Goal of the exercise: Provide the data again in its entirety, exactly as given.

Dataset extract:

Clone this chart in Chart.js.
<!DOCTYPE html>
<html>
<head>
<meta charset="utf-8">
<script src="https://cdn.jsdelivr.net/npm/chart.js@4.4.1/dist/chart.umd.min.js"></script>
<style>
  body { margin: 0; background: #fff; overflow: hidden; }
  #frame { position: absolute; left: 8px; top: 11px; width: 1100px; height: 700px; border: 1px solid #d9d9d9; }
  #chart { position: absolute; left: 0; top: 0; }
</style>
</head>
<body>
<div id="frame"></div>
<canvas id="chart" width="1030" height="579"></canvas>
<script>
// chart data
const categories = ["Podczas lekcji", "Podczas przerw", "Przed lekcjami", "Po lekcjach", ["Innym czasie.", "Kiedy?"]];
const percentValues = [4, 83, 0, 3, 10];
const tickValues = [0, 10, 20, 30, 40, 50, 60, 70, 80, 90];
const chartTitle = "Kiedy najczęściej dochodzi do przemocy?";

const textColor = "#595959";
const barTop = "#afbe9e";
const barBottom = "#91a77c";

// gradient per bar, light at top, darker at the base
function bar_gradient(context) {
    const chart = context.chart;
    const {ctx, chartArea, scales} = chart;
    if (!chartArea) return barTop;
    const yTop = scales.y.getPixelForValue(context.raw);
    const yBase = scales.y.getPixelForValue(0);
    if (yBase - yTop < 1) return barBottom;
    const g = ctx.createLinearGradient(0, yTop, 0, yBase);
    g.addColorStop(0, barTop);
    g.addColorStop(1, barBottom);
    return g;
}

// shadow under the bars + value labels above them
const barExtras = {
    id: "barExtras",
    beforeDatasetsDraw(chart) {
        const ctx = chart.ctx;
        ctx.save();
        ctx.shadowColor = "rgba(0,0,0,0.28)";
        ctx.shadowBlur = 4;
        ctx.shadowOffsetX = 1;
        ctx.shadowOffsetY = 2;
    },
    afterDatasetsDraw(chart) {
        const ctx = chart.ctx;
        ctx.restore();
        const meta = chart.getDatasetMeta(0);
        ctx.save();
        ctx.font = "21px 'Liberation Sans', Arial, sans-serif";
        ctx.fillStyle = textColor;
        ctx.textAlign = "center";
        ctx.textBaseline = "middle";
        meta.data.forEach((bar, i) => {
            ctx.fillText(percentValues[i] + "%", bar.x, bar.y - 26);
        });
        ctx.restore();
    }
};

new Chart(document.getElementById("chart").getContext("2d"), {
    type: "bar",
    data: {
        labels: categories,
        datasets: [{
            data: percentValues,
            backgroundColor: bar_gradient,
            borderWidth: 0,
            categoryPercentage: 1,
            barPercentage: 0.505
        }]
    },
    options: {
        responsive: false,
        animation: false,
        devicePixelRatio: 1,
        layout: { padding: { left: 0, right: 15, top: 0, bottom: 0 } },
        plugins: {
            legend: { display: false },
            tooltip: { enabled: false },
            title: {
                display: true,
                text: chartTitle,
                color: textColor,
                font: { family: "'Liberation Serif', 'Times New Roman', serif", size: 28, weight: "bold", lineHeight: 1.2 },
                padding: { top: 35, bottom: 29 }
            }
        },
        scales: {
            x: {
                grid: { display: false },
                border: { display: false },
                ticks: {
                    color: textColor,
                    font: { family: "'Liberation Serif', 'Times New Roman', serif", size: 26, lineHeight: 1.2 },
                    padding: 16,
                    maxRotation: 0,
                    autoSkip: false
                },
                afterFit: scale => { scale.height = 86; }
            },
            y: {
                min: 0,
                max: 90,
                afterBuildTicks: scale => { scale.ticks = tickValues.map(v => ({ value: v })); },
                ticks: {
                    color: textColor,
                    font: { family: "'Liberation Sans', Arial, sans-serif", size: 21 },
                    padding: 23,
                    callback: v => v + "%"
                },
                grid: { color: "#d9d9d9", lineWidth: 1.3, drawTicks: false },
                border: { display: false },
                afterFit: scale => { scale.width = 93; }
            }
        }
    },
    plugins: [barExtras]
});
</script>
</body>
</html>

Solution for this exercise:
Clone this chart in Chart.js.
<!DOCTYPE html>
<html>
<head>
<meta charset="utf-8">
<script src="https://cdn.jsdelivr.net/npm/chart.js@4.4.1/dist/chart.umd.min.js"></script>
<style>
  body { margin: 0; background: #fff; overflow: hidden; }
  #frame { position: absolute; left: 8px; top: 11px; width: 1100px; height: 700px; border: 1px solid #d9d9d9; }
  #chart { position: absolute; left: 0; top: 0; }
</style>
</head>
<body>
<div id="frame"></div>
<canvas id="chart" width="1030" height="579"></canvas>
<script>
// chart data
const categories = ["Podczas lekcji", "Podczas przerw", "Przed lekcjami", "Po lekcjach", ["Innym czasie.", "Kiedy?"]];
const percentValues = [4, 83, 0, 3, 10];
const tickValues = [0, 10, 20, 30, 40, 50, 60, 70, 80, 90];
const chartTitle = "Kiedy najczęściej dochodzi do przemocy?";

const textColor = "#595959";
const barTop = "#afbe9e";
const barBottom = "#91a77c";

// gradient per bar, light at top, darker at the base
function bar_gradient(context) {
    const chart = context.chart;
    const {ctx, chartArea, scales} = chart;
    if (!chartArea) return barTop;
    const yTop = scales.y.getPixelForValue(context.raw);
    const yBase = scales.y.getPixelForValue(0);
    if (yBase - yTop < 1) return barBottom;
    const g = ctx.createLinearGradient(0, yTop, 0, yBase);
    g.addColorStop(0, barTop);
    g.addColorStop(1, barBottom);
    return g;
}

// shadow under the bars + value labels above them
const barExtras = {
    id: "barExtras",
    beforeDatasetsDraw(chart) {
        const ctx = chart.ctx;
        ctx.save();
        ctx.shadowColor = "rgba(0,0,0,0.28)";
        ctx.shadowBlur = 4;
        ctx.shadowOffsetX = 1;
        ctx.shadowOffsetY = 2;
    },
    afterDatasetsDraw(chart) {
        const ctx = chart.ctx;
        ctx.restore();
        const meta = chart.getDatasetMeta(0);
        ctx.save();
        ctx.font = "21px 'Liberation Sans', Arial, sans-serif";
        ctx.fillStyle = textColor;
        ctx.textAlign = "center";
        ctx.textBaseline = "middle";
        meta.data.forEach((bar, i) => {
            ctx.fillText(percentValues[i] + "%", bar.x, bar.y - 26);
        });
        ctx.restore();
    }
};

new Chart(document.getElementById("chart").getContext("2d"), {
    type: "bar",
    data: {
        labels: categories,
        datasets: [{
            data: percentValues,
            backgroundColor: bar_gradient,
            borderWidth: 0,
            categoryPercentage: 1,
            barPercentage: 0.505
        }]
    },
    options: {
        responsive: false,
        animation: false,
        devicePixelRatio: 1,
        layout: { padding: { left: 0, right: 15, top: 0, bottom: 0 } },
        plugins: {
            legend: { display: false },
            tooltip: { enabled: false },
            title: {
                display: true,
                text: chartTitle,
                color: textColor,
                font: { family: "'Liberation Serif', 'Times New Roman', serif", size: 28, weight: "bold", lineHeight: 1.2 },
                padding: { top: 35, bottom: 29 }
            }
        },
        scales: {
            x: {
                grid: { display: false },
                border: { display: false },
                ticks: {
                    color: textColor,
                    font: { family: "'Liberation Serif', 'Times New Roman', serif", size: 26, lineHeight: 1.2 },
                    padding: 16,
                    maxRotation: 0,
                    autoSkip: false
                },
                afterFit: scale => { scale.height = 86; }
            },
            y: {
                min: 0,
                max: 90,
                afterBuildTicks: scale => { scale.ticks = tickValues.map(v => ({ value: v })); },
                ticks: {
                    color: textColor,
                    font: { family: "'Liberation Sans', Arial, sans-serif", size: 21 },
                    padding: 23,
                    callback: v => v + "%"
                },
                grid: { color: "#d9d9d9", lineWidth: 1.3, drawTicks: false },
                border: { display: false },
                afterFit: scale => { scale.width = 93; }
            }
        }
    },
    plugins: [barExtras]
});
</script>
</body>
</html>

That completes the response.